When we don’t target, we are much more aware of the kinds of cool sentences described in the last post because when we don’t target we align with the flow of language and not shackled language. Thus, everyone who works with NTCI eventually creates their own process.
Non-targeting (Invisibles, OWI, etc.) frees our work. Like if a (well-trained, i.e. clever and humor-filled) kid in your class says, “Don’t drop it!” in answer to your question in some story, “What did he say next?” and you sensed when the kid said it a certain kind of invisible resonance with the sound of those words “Don’t drop it!” a certain rhythm in it that might make a good chant, then the story, the words in it, the setting, everything can now be ignored for the beauty and fun of just saying that one sentence in ways that penetrate the mind and resonate throughout the classroom. You are then setting up the Din*.
When you let the story develop around these “insight moments” then the story grows wings of its own, and you don’t have to work so hard because you follow the story (kids are involved) and the story doesn’t follow you (kids not involved). While milking that one sentence, you are inwardly planning to now let the story follow in THAT direction, wherever it goes. You ask yourself “Where is this going?” and you realize you don’t need to decide that anymore, but just watch it develop naturally by itself. You learn to follow the energy of the story so as not to deplete your own energy.

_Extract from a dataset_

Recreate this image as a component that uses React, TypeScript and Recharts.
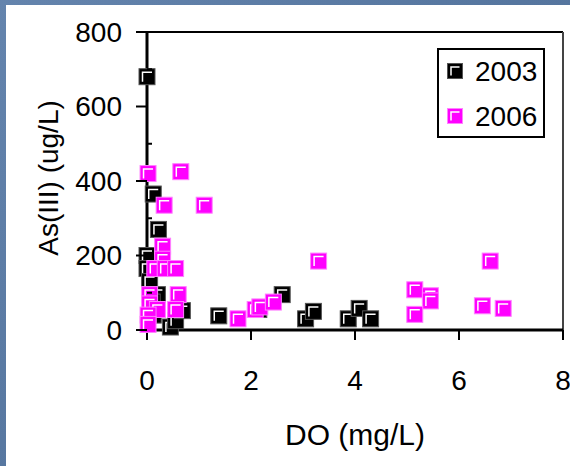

*Krashen’s term to describe the soup that exists in the unconscious mind of the student where the language is all arranged in what to the conscious mind is not understandable but is easy for the deeper mind and happens as if by magic below the surface – look it up for a less clumsy description and know that if you purport to be a language, you must grasp this fundamental aspect of language acquisition that it is an unconscious process. With the Din, the more CI, the thicker and tastier and more aromatic is the soup, and the more rapid is the language acquisition process.